═══ Records for this task ═══

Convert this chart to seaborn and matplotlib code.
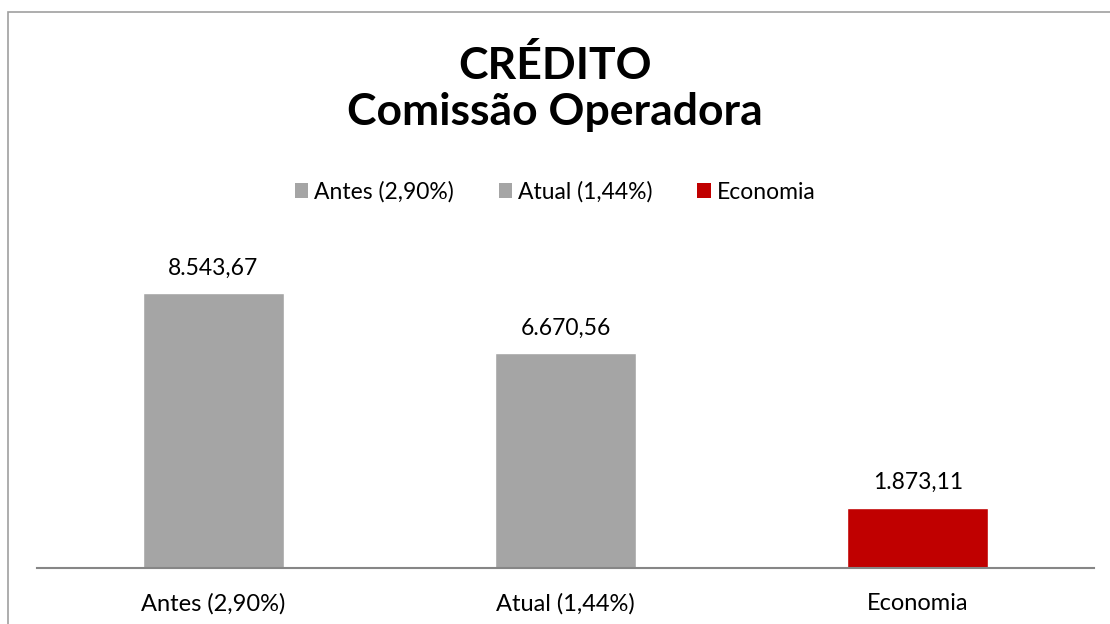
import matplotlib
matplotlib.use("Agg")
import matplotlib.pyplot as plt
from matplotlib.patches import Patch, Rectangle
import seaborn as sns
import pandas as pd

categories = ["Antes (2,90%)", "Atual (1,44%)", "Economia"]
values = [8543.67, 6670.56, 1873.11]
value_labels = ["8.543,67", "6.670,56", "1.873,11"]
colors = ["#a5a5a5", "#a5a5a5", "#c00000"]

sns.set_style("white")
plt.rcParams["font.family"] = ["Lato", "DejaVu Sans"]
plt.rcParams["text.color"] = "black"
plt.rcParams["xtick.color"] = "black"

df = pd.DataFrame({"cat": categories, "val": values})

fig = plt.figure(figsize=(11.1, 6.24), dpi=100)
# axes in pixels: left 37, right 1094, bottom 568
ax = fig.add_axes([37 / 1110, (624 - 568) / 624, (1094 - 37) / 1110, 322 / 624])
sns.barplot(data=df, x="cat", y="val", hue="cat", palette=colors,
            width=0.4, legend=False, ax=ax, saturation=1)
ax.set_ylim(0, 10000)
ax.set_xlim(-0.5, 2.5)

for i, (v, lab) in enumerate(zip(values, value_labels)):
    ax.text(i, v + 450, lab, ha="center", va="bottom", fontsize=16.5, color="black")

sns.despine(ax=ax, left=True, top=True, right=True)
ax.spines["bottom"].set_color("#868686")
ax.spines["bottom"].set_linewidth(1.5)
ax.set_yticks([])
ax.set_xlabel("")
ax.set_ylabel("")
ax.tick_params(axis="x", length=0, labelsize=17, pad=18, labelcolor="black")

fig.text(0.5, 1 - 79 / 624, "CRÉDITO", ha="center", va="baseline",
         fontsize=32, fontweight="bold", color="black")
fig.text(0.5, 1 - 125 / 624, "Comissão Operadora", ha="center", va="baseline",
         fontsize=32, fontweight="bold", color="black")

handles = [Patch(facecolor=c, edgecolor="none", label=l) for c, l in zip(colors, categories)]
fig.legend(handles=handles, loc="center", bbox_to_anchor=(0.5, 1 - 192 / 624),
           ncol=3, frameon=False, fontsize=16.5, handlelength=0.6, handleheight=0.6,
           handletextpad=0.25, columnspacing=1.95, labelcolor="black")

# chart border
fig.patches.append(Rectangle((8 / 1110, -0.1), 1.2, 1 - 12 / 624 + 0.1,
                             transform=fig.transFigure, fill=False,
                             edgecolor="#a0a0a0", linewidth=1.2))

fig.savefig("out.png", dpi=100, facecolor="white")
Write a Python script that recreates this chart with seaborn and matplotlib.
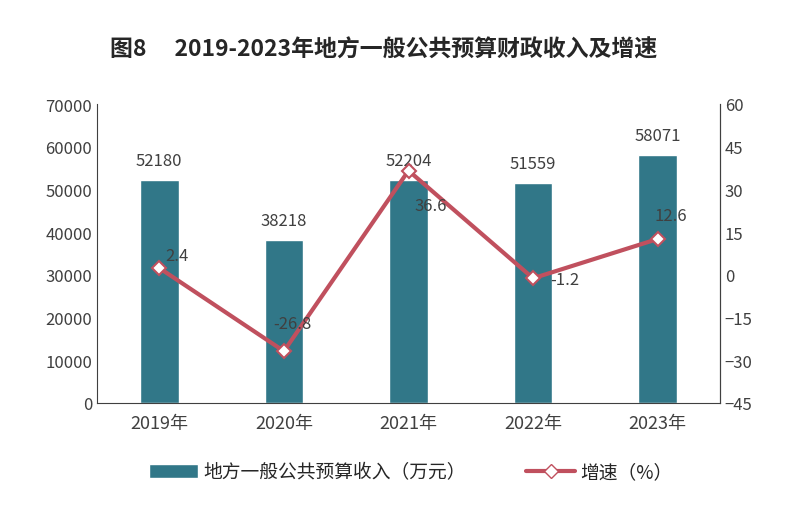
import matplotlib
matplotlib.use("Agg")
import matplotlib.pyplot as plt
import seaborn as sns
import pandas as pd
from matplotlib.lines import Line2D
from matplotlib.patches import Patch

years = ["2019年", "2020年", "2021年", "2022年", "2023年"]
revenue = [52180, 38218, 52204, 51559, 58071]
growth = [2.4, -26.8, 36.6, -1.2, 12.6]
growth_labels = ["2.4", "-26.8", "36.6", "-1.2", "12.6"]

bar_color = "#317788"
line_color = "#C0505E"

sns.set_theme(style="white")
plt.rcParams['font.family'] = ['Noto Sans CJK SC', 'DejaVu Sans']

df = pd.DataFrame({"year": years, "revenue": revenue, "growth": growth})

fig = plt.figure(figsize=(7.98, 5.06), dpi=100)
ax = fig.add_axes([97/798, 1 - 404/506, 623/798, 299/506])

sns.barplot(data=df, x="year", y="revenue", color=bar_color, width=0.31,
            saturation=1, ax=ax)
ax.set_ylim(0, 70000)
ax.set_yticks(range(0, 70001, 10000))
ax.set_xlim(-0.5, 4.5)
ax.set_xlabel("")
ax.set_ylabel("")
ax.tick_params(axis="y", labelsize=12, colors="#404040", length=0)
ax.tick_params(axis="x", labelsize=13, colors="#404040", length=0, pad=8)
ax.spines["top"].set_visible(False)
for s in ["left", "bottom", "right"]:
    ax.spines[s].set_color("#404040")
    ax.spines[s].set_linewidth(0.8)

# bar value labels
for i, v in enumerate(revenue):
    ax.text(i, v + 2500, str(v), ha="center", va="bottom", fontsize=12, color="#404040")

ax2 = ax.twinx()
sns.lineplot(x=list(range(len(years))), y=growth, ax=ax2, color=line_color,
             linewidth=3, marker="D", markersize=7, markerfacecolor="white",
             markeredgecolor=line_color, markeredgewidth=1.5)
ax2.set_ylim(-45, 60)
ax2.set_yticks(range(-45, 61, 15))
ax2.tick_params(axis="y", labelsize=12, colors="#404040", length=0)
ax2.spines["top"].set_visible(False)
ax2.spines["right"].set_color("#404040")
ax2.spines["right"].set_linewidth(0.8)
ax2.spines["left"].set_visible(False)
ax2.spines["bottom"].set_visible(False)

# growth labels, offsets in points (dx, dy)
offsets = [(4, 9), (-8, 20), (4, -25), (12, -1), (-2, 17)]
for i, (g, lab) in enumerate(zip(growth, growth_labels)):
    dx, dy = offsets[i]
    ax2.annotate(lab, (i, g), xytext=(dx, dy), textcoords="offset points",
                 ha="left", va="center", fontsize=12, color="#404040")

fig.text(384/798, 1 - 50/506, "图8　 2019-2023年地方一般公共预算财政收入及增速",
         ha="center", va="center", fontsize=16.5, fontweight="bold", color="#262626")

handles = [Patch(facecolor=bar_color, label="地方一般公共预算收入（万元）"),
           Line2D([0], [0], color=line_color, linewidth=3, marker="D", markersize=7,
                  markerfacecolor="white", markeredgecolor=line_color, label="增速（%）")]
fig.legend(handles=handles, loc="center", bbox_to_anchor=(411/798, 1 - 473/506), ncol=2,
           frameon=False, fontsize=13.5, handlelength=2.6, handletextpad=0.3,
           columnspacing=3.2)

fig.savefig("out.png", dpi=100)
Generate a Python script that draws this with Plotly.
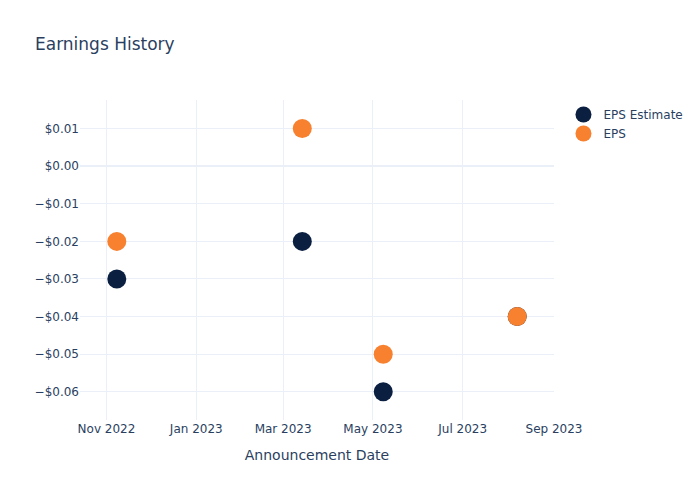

═══

● **Exercise instructions**
Examine the listing and say how many of its lines contain the string "chart". Give the number alone.

● **Written answer**
3